Considerações Finais

Considera-se observando todo o desenvolvimento do trabalho, que a pena de morte é um fator irrelevante para a diminuição da criminalidade conforme dados demonstrados anteriormente, sendo sua aplicação repudiada por órgãos internacionais importantes como a Organização das Nações Unidas, que considera a aplicação desse tipo de pena arbitrário e um retrocesso no conceito de Justiça comumente aceito atualmente.

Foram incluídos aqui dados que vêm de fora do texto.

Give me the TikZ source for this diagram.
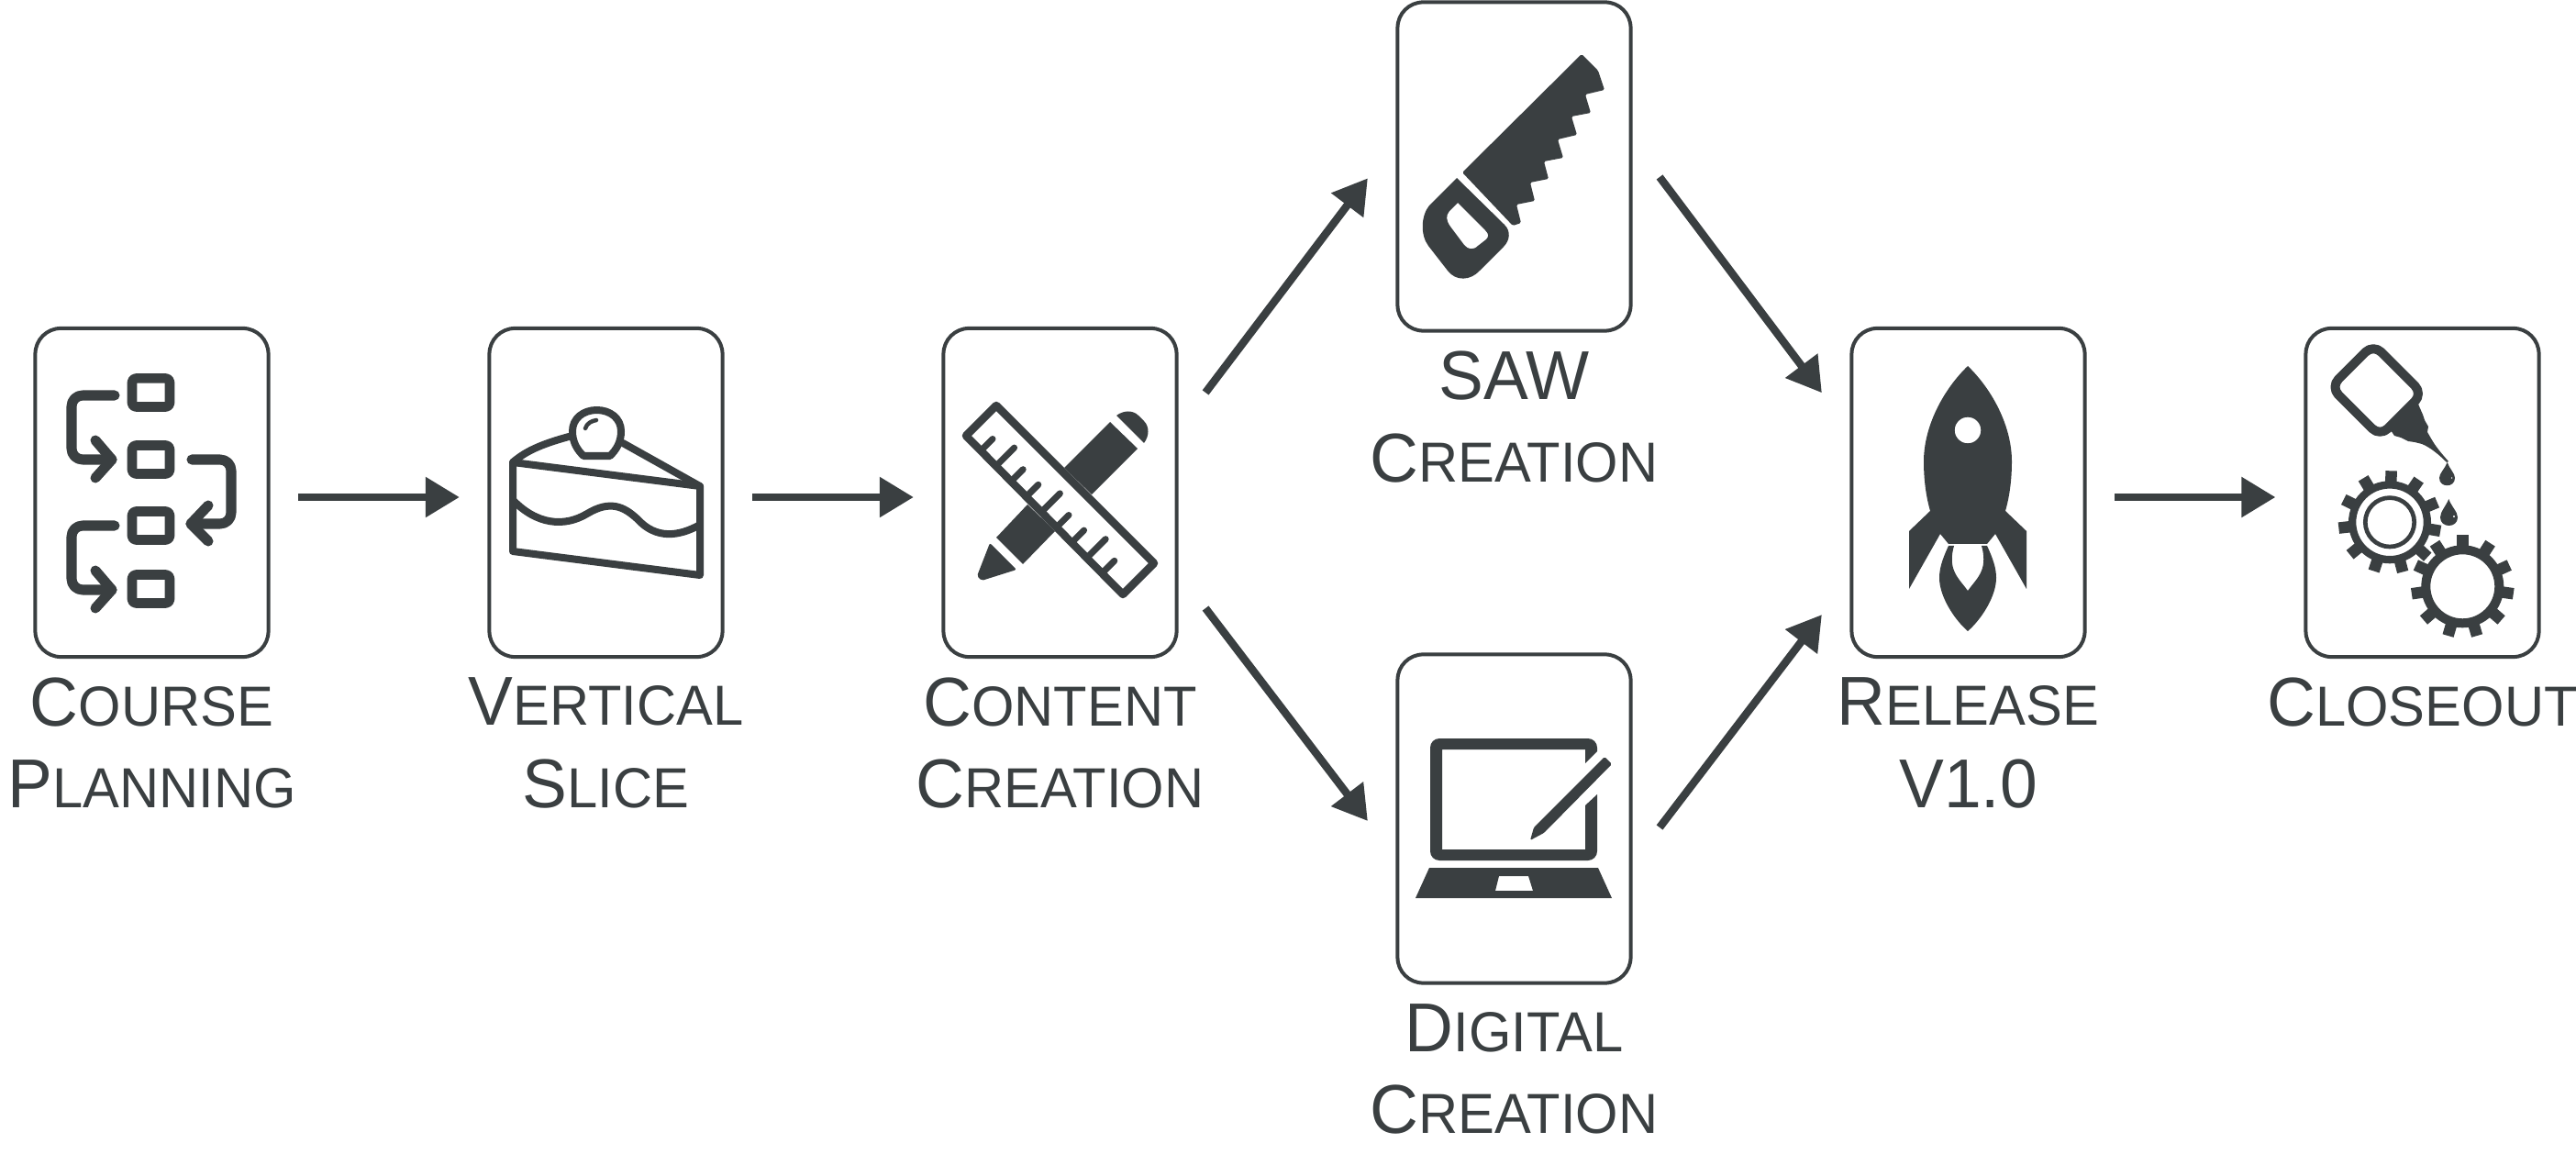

A autora desse trabalho considera que os Direitos Humanos e a defesa à vida são superiores às fronteiras estatais, tocando cada indivíduo ao redor do globo. Além do mais, o tráfico de drogas não é inerente a apenas um ou dois indivíduos e repudiá-los não fará com que outras pessoas, movidas pelos mais diversos motivos, não pratiquem por medo o mesmo delito, além do fato de que se há pessoas em risco por causa do narcotráfico, o Estado tem sua parcela de culpa e não pode transferí-la para indivíduos.
Desconsidera-se também o fator voluntário quando se culpa somente o traficante pelo comércio de drogas, visto que as pessoas as usam por vontade própria em geral, atuando dessa forma em muitos dos casos por falta de conscientização por parte do Estado.
Dessa maneira, encerra-se esse trabalho em que o objetivo foi concluído, em que se desenvolveu um texto que provocou o pensamento crítico e mais aprofundado da autora em relação ao tema e a seu contexto nas relações internacionais.